Final answer:
The mean is the arithmetic average, the median is the midpoint value of an ordered data set, and the mode is the most frequently occurring number in the set.
Step-by-step explanation:
The mean, median, and mode are measures of central tendency that help us describe the center of a data set. They provide different ways of finding the average or most common values within a given set of numbers.
Mean
The mean is the arithmetic average of a set of numbers. It is calculated by adding up all the numbers and then dividing by the count of numbers.

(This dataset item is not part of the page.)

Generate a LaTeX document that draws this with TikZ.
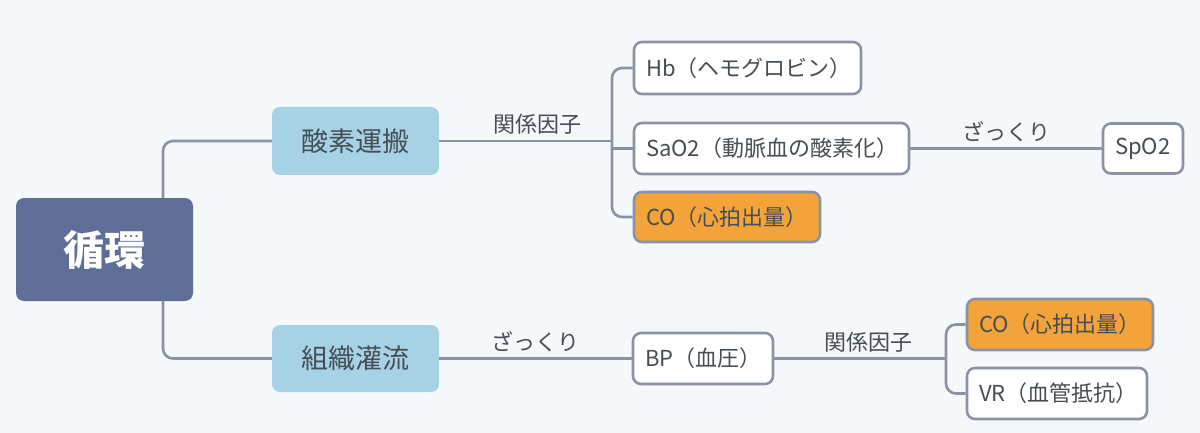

For example, if the set of numbers is 7, 7, 8, and 9, the mean is (7 + 7 + 8 + 9) / 4, which equals 7.75. The mean is sensitive to outliers and can be skewed by them.
Median
The median is the middle value when a set of numbers is ordered from smallest to largest. If there is an even number of observations, the median is the mean of the two middle numbers. For instance, with the ordered set 7, 7, 8, 9, the median would be (7 + 8) / 2, which equals 7.5. The median is a better measure of center when there are outliers present, as it is not affected by them as much as the mean.
Mode
The mode is the number that appears most frequently in a data set. In the example set 7, 7, 8, 9, the mode is 7 since it appears twice. It's possible for a set to have more than one mode (bimodal) or no mode at all if no number repeats.
In summary, the mean offers a mathematical average, the median provides a midpoint that divides the data into two equal parts, and the mode indicates the most frequently occurring values.